By Emilio Luciano Cricchio
During Prime Minister Nikol Pashinyan’s official visit to Italy, the Armenian PM was interviewed by Italian newspaper “Il Corriere della Sera,” Italy’s most circulated and popular newspaper.
Between the 20th- 22nd of November, Pashinyan embarked on an official visit to Italy, visiting the cities of Venice, Milan and Rome. He met representatives of the Armenian community in Italy, the President of the Italian Trade Agency, Carlo Ferro, President of the Italian Senate, Maria Elisabetta Casellati, and the Prime Minister of Italy, Giuseppe Conte.
Pashinyan was asked a number of questions on numerous topics including, Syria, the Armenian Genocide recognition resolution in the US House of Representatives, the conflict with Azerbaijan and relations with Turkey.
When asked whether the PM is willing to establish relations with Ankara, Pashinyan responded that Armenia is “ready to establish diplomatic relations with Turkey without any preconditions.” Furthermore, that Armenia doesn’t see “recognition of the Armenian Genocide as a precondition for relations with Turkey.”
He also commented on the passage of the resolution in the US House of Representatives recognizing the events of 1915 as “genocide.”
The PM stated: “It is very, very important. It helps to prevent possible future genocides,” and that this decision can “change the atmosphere in our region.” Pashinyan emphasized the importance of this decision, and how this was a “message,” that showed “aggressive policies will not be accepted by the international community.”
Pashinyan continued that, “Turkey is still perceived by Armenians as a possible threat to our security,” and remarked that though the border with Turkey is closed, “(the border) has been closed, but only from the Turkish side, not the Armenian side.”
The discussion then turned to the Nagorno Karabakh conflict.
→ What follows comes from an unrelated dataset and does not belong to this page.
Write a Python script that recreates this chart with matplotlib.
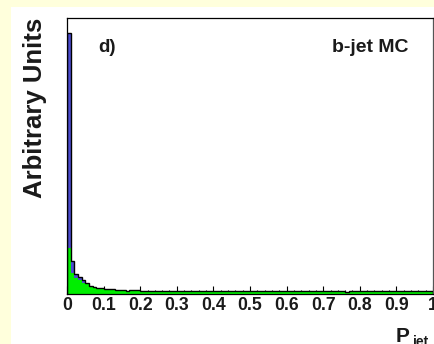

The interviewer asked about the “aggression of Armenia towards Azerbaijan over Nagorno Karabakh.” To which, Pashinyan spoke of the murder of Gurgen Margarian during a NATO seminar in Budapest, who was killed with an axe by Ramil Safarov, an Azerbaijani military officer. Pashinyan reminded the interviewer that: “A few years after he was sentenced to life imprisonment in Hungary, the Azeri officer was extradited to his country. In his homeland he was accepted as a national hero, received a pardon from President Ilham Aliyev, was promoted and secured an apartment in Baku.”
The interviewer then posed a question of conflict resolution to Pashinyan, stating that there is a divergence of assessments of history and other matters by Armenia and Azerbaijan.
Pashinyan stated he wants a solution that is: “acceptable to the people of Armenia, Nagorno Karabakh and Azerbaijan.” He stated he was the first Armenian leader to take a new approach like this and that he received “heavy criticism,” for considering also the interests of Azerbaijani people in his formula.
Pashinyan continued that: “(he hoped Azerbaijani) President Aliyev would make statements similar to mine, I’ve been waiting for over a year, and haven’t heard (anything).” He added that European partners, and the OSCE Minsk group, a group tasked with solving the Nagorno-Karabakh conflict, should encourage the Azerbaijani government to adopt this approach.
Finally, when asked about Azerbaijan being a key energy partner of Italy and whether this would impact Armenia- Italy relations, the Armenian PM responded that, “We have good enough relationships (with Italy) and we hope to make them even better.” He also added that Azerbaijan is a supplier of gas and oil, and that looking to the future would mean recognizing that “the word “energy” is changing rapidly,” adding that renewable energy is the direction of the future, with solar power perhaps being the main energy supplier in Italy one day.